DiBiasio, along with all the other marketing, PR, and ticket-sale staffers in the Indians’ employ, was nobly fighting a losing battle. So when his phone jingled that winter day, he couldn’t have known that the wheels of change were about to be set in motion.
The phone call was from Hank Peters, who asked DiBiasio to come down to his office. Peters, who’d taken over as the Indians’ new president the previous November, had already quietly established himself as a front-office magician over the course of an impressive career in Oakland and Baltimore. Now entering his first full season as the head honcho in Cleveland, Peters was carefully laying the groundwork for the renaissance that was to come for the Indians franchise in the following decade. Little did Peters know that sitting on his desk at that moment was an unexpectedly vital piece of the upcoming revolution.
Meeting with the team president wasn’t a unique experience for DiBiasio, who’d served as the Indians’ PR director for seven years before his sabbatical in Atlanta. But as he made the short walk down the hallway, DiBiasio had no reason to expect that this meeting would be one of the turning points in the franchise’s long history, nor that it would be the first step toward changing the public’s perception of the franchise.
He stepped into Peters’s office. Sitting behind the desk, Peters looked up to acknowledge him, then pointed casually to a thick stack of paper sitting on the desk between them.
“For some reason,” Peters began, “our friends at Major League Baseball have agreed to allow a movie to be made with the Cleveland Indians as the subject.”
It took DiBiasio a moment to process what he’d just heard.
The Indians?
These Indians?
His Indians?
In a movie?
The team, which had now gone 28 consecutive years without even sniffing a postseason appearance, and which was barely a topic of conversation in its own hometown, was suddenly being courted by Hollywood. Somebody out there, somebody who’d actually won an Oscar, DiBiasio would later learn, wanted to acknowledge the Cleveland Indians on film.
But just as DiBiasio began to wrap his head around the idea, what Peters said next nearly knocked him over.
“It’s all yours. Have fun.”
Peters instructed DiBiasio to review the script and mark anything in it that he found objectionable to ensure that “we keep the organization in the best light possible”—a truly challenging prospect under any conditions.
DiBiasio, stunned but still professional, stammered a reply. “Well, thank you, sir,” he said. “I’ve never done this before.” Neither had anyone else in the Indians organization.

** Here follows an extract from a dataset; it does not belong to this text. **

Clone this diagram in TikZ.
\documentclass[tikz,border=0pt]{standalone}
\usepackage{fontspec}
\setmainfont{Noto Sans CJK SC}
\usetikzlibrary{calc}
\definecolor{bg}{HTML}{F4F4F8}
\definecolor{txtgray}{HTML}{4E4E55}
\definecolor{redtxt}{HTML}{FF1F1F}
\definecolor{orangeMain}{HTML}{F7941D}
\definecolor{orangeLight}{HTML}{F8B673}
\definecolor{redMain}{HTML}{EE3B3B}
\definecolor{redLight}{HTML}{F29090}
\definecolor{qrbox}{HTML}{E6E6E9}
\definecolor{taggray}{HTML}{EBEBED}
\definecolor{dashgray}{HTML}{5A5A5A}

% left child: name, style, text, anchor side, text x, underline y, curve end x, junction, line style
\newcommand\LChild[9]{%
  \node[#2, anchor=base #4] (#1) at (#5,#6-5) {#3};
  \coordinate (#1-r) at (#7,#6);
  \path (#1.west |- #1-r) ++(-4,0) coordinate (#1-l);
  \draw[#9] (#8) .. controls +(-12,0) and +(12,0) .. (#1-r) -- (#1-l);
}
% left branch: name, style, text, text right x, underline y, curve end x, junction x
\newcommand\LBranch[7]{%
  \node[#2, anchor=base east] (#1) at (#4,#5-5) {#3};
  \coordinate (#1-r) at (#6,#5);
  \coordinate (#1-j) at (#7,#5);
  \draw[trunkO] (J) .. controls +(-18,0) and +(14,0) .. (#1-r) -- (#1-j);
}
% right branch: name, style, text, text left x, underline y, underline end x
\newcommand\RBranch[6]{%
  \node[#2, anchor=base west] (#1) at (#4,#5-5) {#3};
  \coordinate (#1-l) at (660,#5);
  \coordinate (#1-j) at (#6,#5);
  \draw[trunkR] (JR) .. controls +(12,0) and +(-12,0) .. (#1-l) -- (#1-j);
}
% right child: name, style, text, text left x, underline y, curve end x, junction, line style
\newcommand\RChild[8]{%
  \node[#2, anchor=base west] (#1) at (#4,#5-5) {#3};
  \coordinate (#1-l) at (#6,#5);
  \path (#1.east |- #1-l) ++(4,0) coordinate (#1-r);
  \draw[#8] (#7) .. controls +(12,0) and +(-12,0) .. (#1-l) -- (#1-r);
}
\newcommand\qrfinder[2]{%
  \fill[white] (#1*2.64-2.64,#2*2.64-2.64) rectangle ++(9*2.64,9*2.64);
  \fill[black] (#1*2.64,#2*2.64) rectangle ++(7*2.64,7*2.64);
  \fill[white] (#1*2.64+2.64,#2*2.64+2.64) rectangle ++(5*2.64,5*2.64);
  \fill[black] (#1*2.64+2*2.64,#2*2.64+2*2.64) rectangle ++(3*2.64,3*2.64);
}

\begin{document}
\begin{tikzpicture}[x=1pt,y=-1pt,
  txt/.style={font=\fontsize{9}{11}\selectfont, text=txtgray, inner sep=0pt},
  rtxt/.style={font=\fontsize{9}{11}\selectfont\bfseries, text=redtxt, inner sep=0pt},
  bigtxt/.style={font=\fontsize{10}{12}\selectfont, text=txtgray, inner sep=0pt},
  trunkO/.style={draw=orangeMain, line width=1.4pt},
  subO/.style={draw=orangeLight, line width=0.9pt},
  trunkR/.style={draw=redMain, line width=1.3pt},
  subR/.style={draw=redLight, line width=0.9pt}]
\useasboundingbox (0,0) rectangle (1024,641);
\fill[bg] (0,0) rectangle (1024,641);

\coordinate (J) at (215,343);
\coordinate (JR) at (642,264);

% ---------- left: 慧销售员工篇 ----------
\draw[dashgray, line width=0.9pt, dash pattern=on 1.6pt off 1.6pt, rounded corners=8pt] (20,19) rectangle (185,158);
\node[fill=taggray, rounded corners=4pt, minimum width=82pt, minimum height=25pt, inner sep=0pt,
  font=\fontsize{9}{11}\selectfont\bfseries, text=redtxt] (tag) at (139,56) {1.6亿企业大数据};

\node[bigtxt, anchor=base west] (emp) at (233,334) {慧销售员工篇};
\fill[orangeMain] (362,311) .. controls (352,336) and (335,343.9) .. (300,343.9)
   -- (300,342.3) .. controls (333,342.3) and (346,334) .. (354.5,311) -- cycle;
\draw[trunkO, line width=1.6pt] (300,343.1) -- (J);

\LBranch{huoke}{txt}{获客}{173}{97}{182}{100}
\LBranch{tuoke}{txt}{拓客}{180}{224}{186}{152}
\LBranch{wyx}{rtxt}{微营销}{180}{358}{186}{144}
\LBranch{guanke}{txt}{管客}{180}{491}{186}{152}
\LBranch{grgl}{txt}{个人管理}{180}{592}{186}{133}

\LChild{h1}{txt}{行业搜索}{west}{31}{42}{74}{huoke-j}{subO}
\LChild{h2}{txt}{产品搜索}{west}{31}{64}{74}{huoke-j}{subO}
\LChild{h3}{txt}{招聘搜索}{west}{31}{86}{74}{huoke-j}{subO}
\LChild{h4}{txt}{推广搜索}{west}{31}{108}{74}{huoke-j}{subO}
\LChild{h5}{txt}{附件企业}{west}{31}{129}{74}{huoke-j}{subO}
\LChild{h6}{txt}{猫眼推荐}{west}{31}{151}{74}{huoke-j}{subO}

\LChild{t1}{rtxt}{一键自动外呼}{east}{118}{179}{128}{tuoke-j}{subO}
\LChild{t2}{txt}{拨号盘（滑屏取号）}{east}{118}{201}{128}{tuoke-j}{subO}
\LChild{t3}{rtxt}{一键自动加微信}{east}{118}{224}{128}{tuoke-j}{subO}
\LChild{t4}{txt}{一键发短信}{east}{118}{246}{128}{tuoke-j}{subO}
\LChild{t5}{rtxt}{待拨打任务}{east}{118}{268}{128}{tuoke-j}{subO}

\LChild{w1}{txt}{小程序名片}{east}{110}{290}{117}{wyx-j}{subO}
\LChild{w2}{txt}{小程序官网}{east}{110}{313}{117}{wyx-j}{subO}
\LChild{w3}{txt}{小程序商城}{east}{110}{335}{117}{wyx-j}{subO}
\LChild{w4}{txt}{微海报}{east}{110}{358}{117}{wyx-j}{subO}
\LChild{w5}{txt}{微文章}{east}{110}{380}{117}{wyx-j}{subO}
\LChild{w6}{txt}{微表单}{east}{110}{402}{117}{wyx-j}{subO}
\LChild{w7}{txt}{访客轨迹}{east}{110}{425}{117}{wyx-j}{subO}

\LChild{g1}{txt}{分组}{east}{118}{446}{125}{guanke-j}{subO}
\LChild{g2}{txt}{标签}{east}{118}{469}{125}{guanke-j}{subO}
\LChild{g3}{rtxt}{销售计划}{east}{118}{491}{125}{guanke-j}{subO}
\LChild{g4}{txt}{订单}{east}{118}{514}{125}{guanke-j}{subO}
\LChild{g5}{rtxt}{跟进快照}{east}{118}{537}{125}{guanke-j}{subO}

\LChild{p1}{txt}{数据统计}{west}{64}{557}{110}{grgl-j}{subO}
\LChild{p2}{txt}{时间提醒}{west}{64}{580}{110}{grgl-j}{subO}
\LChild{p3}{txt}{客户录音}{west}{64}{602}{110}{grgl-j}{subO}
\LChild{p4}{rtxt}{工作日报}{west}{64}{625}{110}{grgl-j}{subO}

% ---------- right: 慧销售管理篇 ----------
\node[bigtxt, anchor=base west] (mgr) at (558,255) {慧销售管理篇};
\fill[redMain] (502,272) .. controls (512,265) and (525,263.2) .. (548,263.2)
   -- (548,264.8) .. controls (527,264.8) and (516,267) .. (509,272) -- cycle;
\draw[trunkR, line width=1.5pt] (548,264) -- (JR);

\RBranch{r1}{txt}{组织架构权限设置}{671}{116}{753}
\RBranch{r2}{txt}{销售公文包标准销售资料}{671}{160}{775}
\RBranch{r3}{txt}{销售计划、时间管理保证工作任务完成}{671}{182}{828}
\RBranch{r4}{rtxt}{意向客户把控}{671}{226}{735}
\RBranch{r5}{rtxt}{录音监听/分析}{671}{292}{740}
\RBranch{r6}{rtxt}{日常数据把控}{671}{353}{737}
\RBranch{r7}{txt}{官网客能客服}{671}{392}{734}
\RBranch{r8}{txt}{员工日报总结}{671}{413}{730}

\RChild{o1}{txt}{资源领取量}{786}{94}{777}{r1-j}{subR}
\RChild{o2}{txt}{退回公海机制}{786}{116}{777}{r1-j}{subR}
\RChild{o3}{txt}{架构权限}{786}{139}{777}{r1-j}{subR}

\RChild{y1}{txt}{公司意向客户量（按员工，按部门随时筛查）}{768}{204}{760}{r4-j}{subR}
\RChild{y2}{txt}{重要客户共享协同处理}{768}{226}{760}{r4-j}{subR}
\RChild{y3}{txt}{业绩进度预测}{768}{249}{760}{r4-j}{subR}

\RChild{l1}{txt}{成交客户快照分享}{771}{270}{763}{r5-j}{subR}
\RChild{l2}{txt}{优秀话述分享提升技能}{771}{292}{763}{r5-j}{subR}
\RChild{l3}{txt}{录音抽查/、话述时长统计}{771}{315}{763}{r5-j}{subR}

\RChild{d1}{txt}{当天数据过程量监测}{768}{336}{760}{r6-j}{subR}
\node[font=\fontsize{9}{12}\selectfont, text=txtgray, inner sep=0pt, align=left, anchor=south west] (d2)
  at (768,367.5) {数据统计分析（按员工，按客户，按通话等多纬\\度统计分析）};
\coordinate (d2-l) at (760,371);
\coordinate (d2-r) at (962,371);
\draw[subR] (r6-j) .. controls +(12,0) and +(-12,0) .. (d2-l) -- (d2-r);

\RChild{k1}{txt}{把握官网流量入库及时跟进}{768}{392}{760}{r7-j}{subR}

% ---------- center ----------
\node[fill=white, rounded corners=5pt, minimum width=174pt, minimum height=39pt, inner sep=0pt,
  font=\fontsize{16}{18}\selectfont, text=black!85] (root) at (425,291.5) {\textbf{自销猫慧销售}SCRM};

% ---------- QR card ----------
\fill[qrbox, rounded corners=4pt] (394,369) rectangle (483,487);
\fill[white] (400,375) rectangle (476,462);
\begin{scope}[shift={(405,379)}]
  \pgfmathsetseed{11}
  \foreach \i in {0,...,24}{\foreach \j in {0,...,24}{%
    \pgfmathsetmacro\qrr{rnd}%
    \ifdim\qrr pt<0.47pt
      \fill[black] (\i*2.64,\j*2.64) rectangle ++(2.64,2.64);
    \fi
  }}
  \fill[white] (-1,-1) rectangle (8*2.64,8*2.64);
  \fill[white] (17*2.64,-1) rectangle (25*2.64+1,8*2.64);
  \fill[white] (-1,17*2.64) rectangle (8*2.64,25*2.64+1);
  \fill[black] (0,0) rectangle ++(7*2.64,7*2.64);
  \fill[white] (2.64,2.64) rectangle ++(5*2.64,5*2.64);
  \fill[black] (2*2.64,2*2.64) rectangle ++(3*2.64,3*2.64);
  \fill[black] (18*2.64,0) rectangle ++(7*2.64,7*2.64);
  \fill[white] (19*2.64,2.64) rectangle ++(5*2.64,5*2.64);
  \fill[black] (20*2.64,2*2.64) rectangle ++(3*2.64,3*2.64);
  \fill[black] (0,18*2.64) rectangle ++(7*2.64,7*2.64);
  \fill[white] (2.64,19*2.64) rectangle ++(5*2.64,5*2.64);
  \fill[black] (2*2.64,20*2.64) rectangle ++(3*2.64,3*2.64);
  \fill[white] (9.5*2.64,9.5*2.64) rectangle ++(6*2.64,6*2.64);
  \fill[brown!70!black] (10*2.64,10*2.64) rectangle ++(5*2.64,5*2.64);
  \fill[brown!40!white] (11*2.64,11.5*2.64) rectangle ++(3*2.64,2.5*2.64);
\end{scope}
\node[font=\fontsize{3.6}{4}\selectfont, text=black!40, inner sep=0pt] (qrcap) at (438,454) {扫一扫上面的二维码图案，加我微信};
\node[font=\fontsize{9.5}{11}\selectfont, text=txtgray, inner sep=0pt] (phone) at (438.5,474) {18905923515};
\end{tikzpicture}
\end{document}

Other than the intensely forgettable The Kid From Cleveland, a 1949 morality tale about a troubled teenager “adopted” by real-life Cleveland players who cameoed as themselves, the team had never been featured in a major motion picture. There was no mystery why.
DiBiasio scooped up the stack of papers and hurried back to his office like a kid racing down the stairs on Christmas morning. He sat down and immediately whipped through the script. In a half hour, he’d finished it, and couldn’t help but smile.
As he rearranged the pages into a neat stack, he again looked at the cover sheet, which had the title of this proposed cinematic enterprise centered neatly at the heart of the page:
Major League.
And beneath that, the name of the brave soul who was not only willing to use the Indians as the subject for a major motion picture, but was putting his career on the line to do it: David S. Ward.